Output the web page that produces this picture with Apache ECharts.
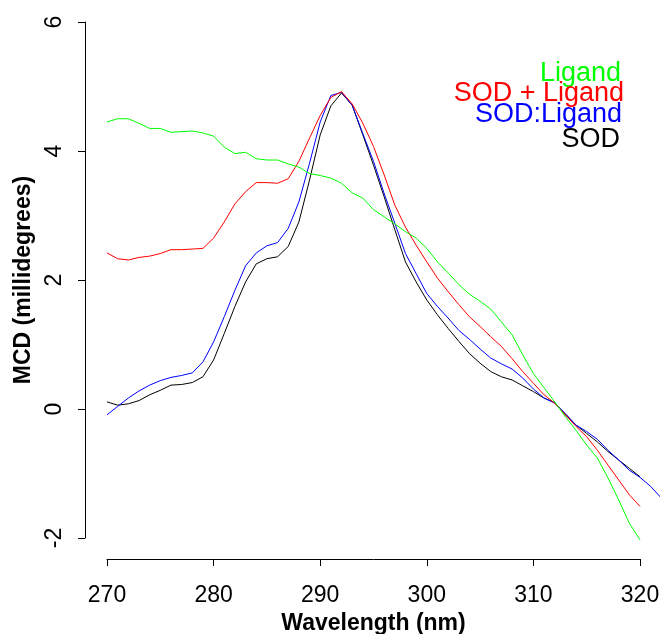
<!DOCTYPE html>
<html>
<head>
<meta charset="utf-8">
<title>MCD</title>
<script src="https://cdn.jsdelivr.net/npm/echarts@6/dist/echarts.min.js"></script>
<style>
  html, body { margin: 0; padding: 0; background: #fff; }
  #chart { width: 660px; height: 634px; }
</style>
</head>
<body>
<div id="chart"></div>
<script>
// wavelength (nm), one reading per nm
var wlStart = 270;
var xTicks = [270, 280, 290, 300, 310, 320];
var yTicks = [-2, 0, 2, 4, 6];
var dataXMax = 322;  // the SOD:Ligand scan runs a bit past the last tick

var ligand = [4.45, 4.50, 4.50, 4.43, 4.35, 4.35, 4.29, 4.30, 4.31, 4.28,
  4.23, 4.06, 3.96, 3.98, 3.88, 3.86, 3.86, 3.80, 3.75, 3.65,
  3.62, 3.58, 3.50, 3.35, 3.27, 3.09, 2.98, 2.87, 2.75, 2.65,
  2.49, 2.28, 2.11, 1.93, 1.78, 1.67, 1.55, 1.35, 1.15, 0.84,
  0.55, 0.33, 0.11, -0.12, -0.33, -0.56, -0.76, -1.07, -1.41, -1.77,
  -2.03];
var sodPlusLigand = [2.42, 2.33, 2.31, 2.35, 2.37, 2.41, 2.47, 2.47, 2.48, 2.49,
  2.65, 2.90, 3.18, 3.37, 3.51, 3.51, 3.50, 3.57, 3.84, 4.20,
  4.55, 4.83, 4.92, 4.73, 4.43, 4.07, 3.63, 3.16, 2.82, 2.54,
  2.28, 2.03, 1.82, 1.62, 1.43, 1.28, 1.12, 0.97, 0.78, 0.58,
  0.40, 0.22, 0.09, -0.09, -0.27, -0.43, -0.64, -0.87, -1.10, -1.33,
  -1.51];
var sodLigand = [-0.09, 0.04, 0.17, 0.28, 0.37, 0.44, 0.49, 0.52, 0.56, 0.73,
  1.04, 1.43, 1.84, 2.22, 2.42, 2.53, 2.58, 2.80, 3.21, 3.81,
  4.45, 4.86, 4.91, 4.71, 4.27, 3.84, 3.34, 2.88, 2.41, 2.10,
  1.79, 1.59, 1.41, 1.22, 1.08, 0.93, 0.79, 0.70, 0.62, 0.48,
  0.31, 0.17, 0.09, -0.07, -0.25, -0.35, -0.47, -0.64, -0.79, -0.95,
  -1.06, -1.20, -1.38];
var sod = [0.11, 0.06, 0.08, 0.13, 0.22, 0.29, 0.37, 0.38, 0.41, 0.50,
  0.76, 1.17, 1.59, 1.97, 2.25, 2.33, 2.36, 2.52, 2.90, 3.55,
  4.25, 4.70, 4.90, 4.71, 4.25, 3.78, 3.29, 2.78, 2.28, 1.97,
  1.69, 1.46, 1.25, 1.05, 0.86, 0.71, 0.58, 0.50, 0.45, 0.36,
  0.27, 0.17, 0.10, -0.09, -0.25, -0.38, -0.51, -0.66, -0.79, -0.92,
  -1.05];

function pairs(vals) {
  var out = [];
  for (var i = 0; i < vals.length; i++) {
    out.push([wlStart + i, vals[i]]);
  }
  return out;
}

var font = '"Liberation Sans", Arial, Helvetica, sans-serif';
var myChart = echarts.init(document.getElementById('chart'));

// grid 0 carries the visible axes (270..320), grid 1 the data (270..322, same scale)
var pxPerNm = (660 - 20 - 107) / (xTicks[xTicks.length - 1] - xTicks[0]);

function line(name, vals, color, z) {
  return {
    name: name,
    type: 'line',
    xAxisIndex: 1,
    yAxisIndex: 1,
    data: pairs(vals),
    symbol: 'none',
    clip: false,
    lineStyle: { color: color, width: 1 },
    z: z
  };
}

var sodSeries = line('SOD', sod, '#000', 2);
// abline(h = 0)
sodSeries.markLine = {
  silent: true,
  symbol: 'none',
  label: { show: false },
  lineStyle: { color: '#888', width: 1, type: 'solid' },
  data: [[{ coord: [267.9, 0] }, { coord: [dataXMax, 0] }]]
};

var option = {
  animation: false,
  backgroundColor: '#fff',
  grid: [
    { left: 107, right: 20, top: 22, bottom: 96, containLabel: false, outerBoundsMode: 'none' },
    { left: 107, width: pxPerNm * (dataXMax - xTicks[0]), top: 22, bottom: 96, containLabel: false, outerBoundsMode: 'none' }
  ],
  xAxis: [
    {
      type: 'value',
      gridIndex: 0,
      min: xTicks[0],
      max: xTicks[xTicks.length - 1],
      interval: 10,
      offset: 21,
      name: 'Wavelength (nm)',
      nameLocation: 'middle',
      nameGap: 42,
      nameTextStyle: { fontFamily: font, fontSize: 23, fontWeight: 'bold', color: '#000' },
      axisLine: { show: true, onZero: false, lineStyle: { color: '#000', width: 1 } },
      axisTick: { show: true, length: 7, lineStyle: { color: '#000' } },
      axisLabel: { fontFamily: font, fontSize: 23, color: '#000', margin: 25 },
      splitLine: { show: false }
    },
    {
      type: 'value',
      gridIndex: 1,
      min: xTicks[0],
      max: dataXMax,
      show: false
    }
  ],
  yAxis: [
    {
      type: 'value',
      gridIndex: 0,
      min: yTicks[0],
      max: yTicks[yTicks.length - 1],
      interval: 2,
      offset: 22,
      name: 'MCD (millidegrees)',
      nameLocation: 'middle',
      nameGap: 44,
      nameTextStyle: { fontFamily: font, fontSize: 23, fontWeight: 'bold', color: '#000' },
      axisLine: { show: true, onZero: false, lineStyle: { color: '#000', width: 1 } },
      axisTick: { show: true, length: 7, lineStyle: { color: '#000' } },
      axisLabel: { fontFamily: font, fontSize: 23, color: '#000', rotate: 90, margin: 19 },
      splitLine: { show: false }
    },
    {
      type: 'value',
      gridIndex: 1,
      min: yTicks[0],
      max: yTicks[yTicks.length - 1],
      show: false
    }
  ],
  series: [
    sodSeries,
    line('SOD:Ligand', sodLigand, '#0000ff', 3),
    line('SOD + Ligand', sodPlusLigand, '#ff0000', 4),
    line('Ligand', ligand, '#00ff00', 5)
  ],
  graphic: [
    { type: 'text', right: 39, top: 60, style: { text: 'Ligand', fill: '#00ff00', font: '27px ' + font } },
    { type: 'text', right: 36, top: 80, style: { text: 'SOD + Ligand', fill: '#ff0000', font: '27px ' + font } },
    { type: 'text', right: 38, top: 101, style: { text: 'SOD:Ligand', fill: '#0000ff', font: '27px ' + font } },
    { type: 'text', right: 40, top: 126, style: { text: 'SOD', fill: '#000', font: '27px ' + font } }
  ]
};

myChart.setOption(option);
</script>
</body>
</html>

┄┄┄┄┄┄

Every line should be retyped exactly, with the pictures omitted.

### THE RESULT:
Output the web page that produces this picture with Apache ECharts.
<!DOCTYPE html>
<html>
<head>
<meta charset="utf-8">
<title>MCD</title>
<script src="https://cdn.jsdelivr.net/npm/echarts@6/dist/echarts.min.js"></script>
<style>
  html, body { margin: 0; padding: 0; background: #fff; }
  #chart { width: 660px; height: 634px; }
</style>
</head>
<body>
<div id="chart"></div>
<script>
// wavelength (nm), one reading per nm
var wlStart = 270;
var xTicks = [270, 280, 290, 300, 310, 320];
var yTicks = [-2, 0, 2, 4, 6];
var dataXMax = 322;  // the SOD:Ligand scan runs a bit past the last tick

var ligand = [4.45, 4.50, 4.50, 4.43, 4.35, 4.35, 4.29, 4.30, 4.31, 4.28,
  4.23, 4.06, 3.96, 3.98, 3.88, 3.86, 3.86, 3.80, 3.75, 3.65,
  3.62, 3.58, 3.50, 3.35, 3.27, 3.09, 2.98, 2.87, 2.75, 2.65,
  2.49, 2.28, 2.11, 1.93, 1.78, 1.67, 1.55, 1.35, 1.15, 0.84,
  0.55, 0.33, 0.11, -0.12, -0.33, -0.56, -0.76, -1.07, -1.41, -1.77,
  -2.03];
var sodPlusLigand = [2.42, 2.33, 2.31, 2.35, 2.37, 2.41, 2.47, 2.47, 2.48, 2.49,
  2.65, 2.90, 3.18, 3.37, 3.51, 3.51, 3.50, 3.57, 3.84, 4.20,
  4.55, 4.83, 4.92, 4.73, 4.43, 4.07, 3.63, 3.16, 2.82, 2.54,
  2.28, 2.03, 1.82, 1.62, 1.43, 1.28, 1.12, 0.97, 0.78, 0.58,
  0.40, 0.22, 0.09, -0.09, -0.27, -0.43, -0.64, -0.87, -1.10, -1.33,
  -1.51];
var sodLigand = [-0.09, 0.04, 0.17, 0.28, 0.37, 0.44, 0.49, 0.52, 0.56, 0.73,
  1.04, 1.43, 1.84, 2.22, 2.42, 2.53, 2.58, 2.80, 3.21, 3.81,
  4.45, 4.86, 4.91, 4.71, 4.27, 3.84, 3.34, 2.88, 2.41, 2.10,
  1.79, 1.59, 1.41, 1.22, 1.08, 0.93, 0.79, 0.70, 0.62, 0.48,
  0.31, 0.17, 0.09, -0.07, -0.25, -0.35, -0.47, -0.64, -0.79, -0.95,
  -1.06, -1.20, -1.38];
var sod = [0.11, 0.06, 0.08, 0.13, 0.22, 0.29, 0.37, 0.38, 0.41, 0.50,
  0.76, 1.17, 1.59, 1.97, 2.25, 2.33, 2.36, 2.52, 2.90, 3.55,
  4.25, 4.70, 4.90, 4.71, 4.25, 3.78, 3.29, 2.78, 2.28, 1.97,
  1.69, 1.46, 1.25, 1.05, 0.86, 0.71, 0.58, 0.50, 0.45, 0.36,
  0.27, 0.17, 0.10, -0.09, -0.25, -0.38, -0.51, -0.66, -0.79, -0.92,
  -1.05];

function pairs(vals) {
  var out = [];
  for (var i = 0; i < vals.length; i++) {
    out.push([wlStart + i, vals[i]]);
  }
  return out;
}

var font = '"Liberation Sans", Arial, Helvetica, sans-serif';
var myChart = echarts.init(document.getElementById('chart'));

// grid 0 carries the visible axes (270..320), grid 1 the data (270..322, same scale)
var pxPerNm = (660 - 20 - 107) / (xTicks[xTicks.length - 1] - xTicks[0]);

function line(name, vals, color, z) {
  return {
    name: name,
    type: 'line',
    xAxisIndex: 1,
    yAxisIndex: 1,
    data: pairs(vals),
    symbol: 'none',
    clip: false,
    lineStyle: { color: color, width: 1 },
    z: z
  };
}

var sodSeries = line('SOD', sod, '#000', 2);
// abline(h = 0)
sodSeries.markLine = {
  silent: true,
  symbol: 'none',
  label: { show: false },
  lineStyle: { color: '#888', width: 1, type: 'solid' },
  data: [[{ coord: [267.9, 0] }, { coord: [dataXMax, 0] }]]
};

var option = {
  animation: false,
  backgroundColor: '#fff',
  grid: [
    { left: 107, right: 20, top: 22, bottom: 96, containLabel: false, outerBoundsMode: 'none' },
    { left: 107, width: pxPerNm * (dataXMax - xTicks[0]), top: 22, bottom: 96, containLabel: false, outerBoundsMode: 'none' }
  ],
  xAxis: [
    {
      type: 'value',
      gridIndex: 0,
      min: xTicks[0],
      max: xTicks[xTicks.length - 1],
      interval: 10,
      offset: 21,
      name: 'Wavelength (nm)',
      nameLocation: 'middle',
      nameGap: 42,
      nameTextStyle: { fontFamily: font, fontSize: 23, fontWeight: 'bold', color: '#000' },
      axisLine: { show: true, onZero: false, lineStyle: { color: '#000', width: 1 } },
      axisTick: { show: true, length: 7, lineStyle: { color: '#000' } },
      axisLabel: { fontFamily: font, fontSize: 23, color: '#000', margin: 25 },
      splitLine: { show: false }
    },
    {
      type: 'value',
      gridIndex: 1,
      min: xTicks[0],
      max: dataXMax,
      show: false
    }
  ],
  yAxis: [
    {
      type: 'value',
      gridIndex: 0,
      min: yTicks[0],
      max: yTicks[yTicks.length - 1],
      interval: 2,
      offset: 22,
      name: 'MCD (millidegrees)',
      nameLocation: 'middle',
      nameGap: 44,
      nameTextStyle: { fontFamily: font, fontSize: 23, fontWeight: 'bold', color: '#000' },
      axisLine: { show: true, onZero: false, lineStyle: { color: '#000', width: 1 } },
      axisTick: { show: true, length: 7, lineStyle: { color: '#000' } },
      axisLabel: { fontFamily: font, fontSize: 23, color: '#000', rotate: 90, margin: 19 },
      splitLine: { show: false }
    },
    {
      type: 'value',
      gridIndex: 1,
      min: yTicks[0],
      max: yTicks[yTicks.length - 1],
      show: false
    }
  ],
  series: [
    sodSeries,
    line('SOD:Ligand', sodLigand, '#0000ff', 3),
    line('SOD + Ligand', sodPlusLigand, '#ff0000', 4),
    line('Ligand', ligand, '#00ff00', 5)
  ],
  graphic: [
    { type: 'text', right: 39, top: 60, style: { text: 'Ligand', fill: '#00ff00', font: '27px ' + font } },
    { type: 'text', right: 36, top: 80, style: { text: 'SOD + Ligand', fill: '#ff0000', font: '27px ' + font } },
    { type: 'text', right: 38, top: 101, style: { text: 'SOD:Ligand', fill: '#0000ff', font: '27px ' + font } },
    { type: 'text', right: 40, top: 126, style: { text: 'SOD', fill: '#000', font: '27px ' + font } }
  ]
};

myChart.setOption(option);
</script>
</body>
</html>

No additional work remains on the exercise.